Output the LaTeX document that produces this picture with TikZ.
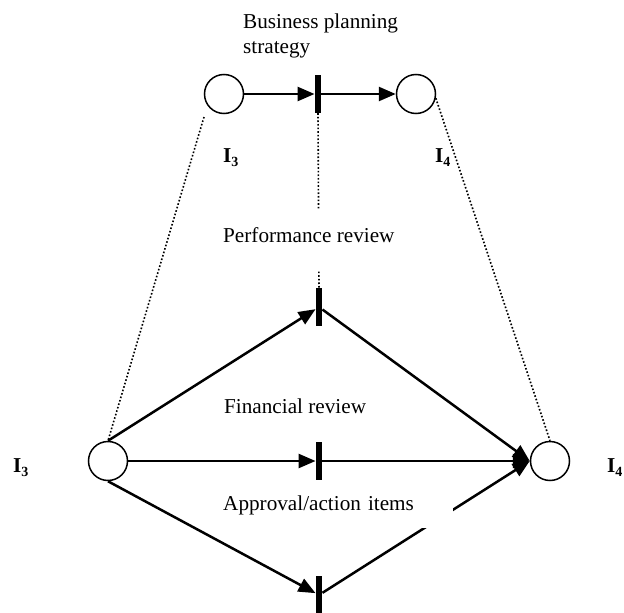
\documentclass[tikz,border=0pt]{standalone}
\usepackage{fontspec}
\setmainfont{Liberation Serif}
\usetikzlibrary{arrows.meta}
\newcommand{\plbl}[1]{\textbf{I}\raisebox{-0.22em}{\fontsize{14}{14}\selectfont\textbf{#1}}}
\begin{document}
\begin{tikzpicture}[x=1pt,y=-1pt,
  place/.style={circle,draw,line width=1.5pt,minimum size=39pt,inner sep=0pt},
  trans/.style={fill=black,draw=none,minimum width=6.5pt,minimum height=38pt,inner sep=0pt},
  arc/.style={line width=2.5pt,-{Triangle[length=17pt,width=14pt]}},
  dots/.style={line width=1.6pt,dotted},
  txt/.style={font=\fontsize{21.2}{25}\selectfont,inner sep=0pt},
]
\useasboundingbox (0,0) rectangle (624,613);

% places and transitions
\node[place] (p1) at (224,94) {};
\node[trans] (t1) at (318,94) {};
\node[place] (p2) at (416,94) {};
\node[place] (p3) at (108,461) {};
\node[trans] (t2) at (319,307) {};
\node[trans] (t3) at (319,461) {};
\node[trans] (t4) at (319,595) {};
\node[place] (p4) at (550,461) {};

% dotted refinement links
\coordinate (d1) at (204,117);
\draw[dots] (d1) -- (p3.north);
\draw[dots] (p2.-12) -- (p4.north);
\draw[dots] (t1.south) -- (t2.north);

% arcs
\draw[arc] (p1) -- (t1);
\draw[arc] (t1) -- (p2);
\draw[arc] (p3.north) -- (t2);
\draw[arc] (p3) -- (t3);
\draw[arc] (p3.south) -- (t4);
\draw[arc] (t2) -- (p4.west);
\draw[arc] (t3) -- (p4);
\draw[arc] (t4) -- (p4.west);

% texts
\node[txt,anchor=north west,align=left] (bps) at (243,13.7) {Business planning\\strategy};
\node[txt,fill=white,anchor=base west,text height=32pt,text depth=28pt] (pr) at (223,242) {Performance review};
\node[txt,anchor=base west] (fr) at (224,413) {Financial review};
\node[txt,fill=white,anchor=base west,text width=230pt,align=left,text height=28pt,text depth=18pt] (ap) at (223,510) {Approval/action items};

% labels
\node[txt,anchor=base west] (l1) at (223,162) {\plbl{3}};
\node[txt,anchor=base west] (l2) at (435,162) {\plbl{4}};
\node[txt,anchor=base west] (l3) at (13,472) {\plbl{3}};
\node[txt,anchor=base west] (l4) at (607,472) {\plbl{4}};
\end{tikzpicture}
\end{document}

# # # # # # #

Prompt >> Set the data above down again exactly as given, with no pictures.

Response to this task >>
Output the LaTeX document that produces this picture with TikZ.
\documentclass[tikz,border=0pt]{standalone}
\usepackage{fontspec}
\setmainfont{Liberation Serif}
\usetikzlibrary{arrows.meta}
\newcommand{\plbl}[1]{\textbf{I}\raisebox{-0.22em}{\fontsize{14}{14}\selectfont\textbf{#1}}}
\begin{document}
\begin{tikzpicture}[x=1pt,y=-1pt,
  place/.style={circle,draw,line width=1.5pt,minimum size=39pt,inner sep=0pt},
  trans/.style={fill=black,draw=none,minimum width=6.5pt,minimum height=38pt,inner sep=0pt},
  arc/.style={line width=2.5pt,-{Triangle[length=17pt,width=14pt]}},
  dots/.style={line width=1.6pt,dotted},
  txt/.style={font=\fontsize{21.2}{25}\selectfont,inner sep=0pt},
]
\useasboundingbox (0,0) rectangle (624,613);

% places and transitions
\node[place] (p1) at (224,94) {};
\node[trans] (t1) at (318,94) {};
\node[place] (p2) at (416,94) {};
\node[place] (p3) at (108,461) {};
\node[trans] (t2) at (319,307) {};
\node[trans] (t3) at (319,461) {};
\node[trans] (t4) at (319,595) {};
\node[place] (p4) at (550,461) {};

% dotted refinement links
\coordinate (d1) at (204,117);
\draw[dots] (d1) -- (p3.north);
\draw[dots] (p2.-12) -- (p4.north);
\draw[dots] (t1.south) -- (t2.north);

% arcs
\draw[arc] (p1) -- (t1);
\draw[arc] (t1) -- (p2);
\draw[arc] (p3.north) -- (t2);
\draw[arc] (p3) -- (t3);
\draw[arc] (p3.south) -- (t4);
\draw[arc] (t2) -- (p4.west);
\draw[arc] (t3) -- (p4);
\draw[arc] (t4) -- (p4.west);

% texts
\node[txt,anchor=north west,align=left] (bps) at (243,13.7) {Business planning\\strategy};
\node[txt,fill=white,anchor=base west,text height=32pt,text depth=28pt] (pr) at (223,242) {Performance review};
\node[txt,anchor=base west] (fr) at (224,413) {Financial review};
\node[txt,fill=white,anchor=base west,text width=230pt,align=left,text height=28pt,text depth=18pt] (ap) at (223,510) {Approval/action items};

% labels
\node[txt,anchor=base west] (l1) at (223,162) {\plbl{3}};
\node[txt,anchor=base west] (l2) at (435,162) {\plbl{4}};
\node[txt,anchor=base west] (l3) at (13,472) {\plbl{3}};
\node[txt,anchor=base west] (l4) at (607,472) {\plbl{4}};
\end{tikzpicture}
\end{document}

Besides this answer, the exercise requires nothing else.